O grande ataque ao outro
Além de atacar maiorias minorizadas, a federação do ódio passou a atacar cientistas, professores, artistas, jornalistas, políticos moderados, enfim todas pessoas do complexo e contraditório campo progressista. Curiosamente, até pessoas e instituições conservadoras foram e são constantemente atacadas, como é o caso do Congresso e do Judiciário, partindo da premissa de que o barulho mobiliza. Muitas destas pessoas não deram a devida importância ao que se desenhava até se tornarem alvos: uma guerra cultural contra o conhecimento, contra o humanismo, contra os valores democráticos.
Chegamos neste cenário desolador com o protagonismo do Gafam, acrônimo que reúne os maiores conglomerados globais de informação: Google, Amazon, Facebook, Apple e Microsoft. A recente e destrambelhada aventura de Elon Musk comprando o twitter, indica o quanto os bilionários – virtuais trilionários – se beneficiam do capital-informação, o que permite pensar num capital-desinformação.
O ódio é lucrativo
Para a extrema direita, a manipulação do ódio foi e é lucrativa de diversas maneiras: não só permitiu acumular mais dinheiro, permitiu pautar o aviltado debate público, reunir pessoas descontentes e retroalimentar seu próprio poder, pois o ódio gera ódio. Visibilidade é dinheiro e quanto mais nos engajamos numa discussão pautada pela extrema-direita, mas os colocamos sob os holofotes.
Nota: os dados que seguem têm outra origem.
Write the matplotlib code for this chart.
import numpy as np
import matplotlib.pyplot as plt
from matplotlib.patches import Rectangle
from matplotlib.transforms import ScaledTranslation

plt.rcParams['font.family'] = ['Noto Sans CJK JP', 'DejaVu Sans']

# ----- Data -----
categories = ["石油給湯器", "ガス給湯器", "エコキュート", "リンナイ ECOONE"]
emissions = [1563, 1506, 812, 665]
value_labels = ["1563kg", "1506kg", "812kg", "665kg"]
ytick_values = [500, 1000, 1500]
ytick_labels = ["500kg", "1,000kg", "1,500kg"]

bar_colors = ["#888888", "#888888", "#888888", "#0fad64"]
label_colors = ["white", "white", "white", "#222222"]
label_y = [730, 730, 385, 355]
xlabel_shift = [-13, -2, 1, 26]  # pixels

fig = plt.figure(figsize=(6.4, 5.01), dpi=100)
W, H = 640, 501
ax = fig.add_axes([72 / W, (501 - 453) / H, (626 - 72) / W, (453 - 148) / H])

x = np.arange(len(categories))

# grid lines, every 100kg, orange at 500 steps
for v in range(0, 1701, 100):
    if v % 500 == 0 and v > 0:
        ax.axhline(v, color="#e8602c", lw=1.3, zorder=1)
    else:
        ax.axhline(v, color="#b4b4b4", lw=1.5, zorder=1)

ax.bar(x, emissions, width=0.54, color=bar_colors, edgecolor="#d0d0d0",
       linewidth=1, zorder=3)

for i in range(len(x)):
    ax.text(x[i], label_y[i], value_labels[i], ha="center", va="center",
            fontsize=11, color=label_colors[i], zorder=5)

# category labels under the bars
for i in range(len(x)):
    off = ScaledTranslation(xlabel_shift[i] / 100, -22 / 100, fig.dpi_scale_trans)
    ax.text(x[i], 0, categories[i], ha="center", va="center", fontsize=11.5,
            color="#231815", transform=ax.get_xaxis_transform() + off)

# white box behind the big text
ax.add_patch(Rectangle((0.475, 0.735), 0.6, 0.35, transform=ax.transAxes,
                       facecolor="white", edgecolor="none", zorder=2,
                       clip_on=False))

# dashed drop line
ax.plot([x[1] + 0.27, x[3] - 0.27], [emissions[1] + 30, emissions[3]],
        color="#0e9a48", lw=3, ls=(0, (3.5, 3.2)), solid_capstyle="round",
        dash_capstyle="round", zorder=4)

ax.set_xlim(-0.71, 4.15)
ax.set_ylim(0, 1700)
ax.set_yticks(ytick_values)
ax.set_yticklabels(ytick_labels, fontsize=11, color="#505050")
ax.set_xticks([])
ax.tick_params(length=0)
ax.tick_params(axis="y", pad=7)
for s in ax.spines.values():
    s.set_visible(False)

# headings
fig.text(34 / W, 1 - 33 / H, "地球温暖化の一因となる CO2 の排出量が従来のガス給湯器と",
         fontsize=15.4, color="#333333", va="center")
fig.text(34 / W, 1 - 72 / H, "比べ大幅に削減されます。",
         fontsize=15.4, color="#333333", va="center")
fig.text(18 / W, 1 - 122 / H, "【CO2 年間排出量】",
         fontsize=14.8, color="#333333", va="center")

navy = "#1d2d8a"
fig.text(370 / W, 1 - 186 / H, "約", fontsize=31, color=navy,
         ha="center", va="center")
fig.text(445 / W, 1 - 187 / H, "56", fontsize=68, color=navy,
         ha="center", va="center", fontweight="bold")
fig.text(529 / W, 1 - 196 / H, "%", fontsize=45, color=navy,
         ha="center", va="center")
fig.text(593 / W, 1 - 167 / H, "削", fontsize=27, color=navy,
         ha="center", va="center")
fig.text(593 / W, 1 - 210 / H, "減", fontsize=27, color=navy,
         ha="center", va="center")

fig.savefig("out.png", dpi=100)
Ao buscar reagir individualmente a isso, muitas vezes replicamos o discurso neofascita, favorecendo-os.
Tardiamente, mas ainda em tempo, parte da sociedade percebe que o problema exige soluções coletivas, complexas, que passam pela regulação democrática da mídia, em particular das plataformas que dominam nosso mundo, monetizando afetos, consumo e a própria política. Esta não é uma pauta restrita à esquerda, deve ser encampada por toda a sociedade.
As universidades, associações e sindicatos precisam se engajar na luta pela democratização da informação, seja debatendo sistematicamente a regulação democrática das plataformas, a guerra híbrida e a divulgação da ciência, seja propondo ações de fomento à difusão do conhecimento e do humanismo via plataformas digitais e outras mídias, tais como Rádio, TV e literatura em diversos formatos.
Recentes notícias que envolvem a valorização da cultura e do audiovisual ou da recomposição do orçamento universitário pelo governo federal animam neste momento decisivo. Devemos pensar, planejar e implantar projetos que envolvam a ideia de cidadania ativa, como contraponto à federação do ódio, que move uma guerra contra a democracia, o humanismo e até a própria ciência. A verdade e a democracia não florescem por si mesmas, é preciso plantá-las e cultivá-las cuidadosamente.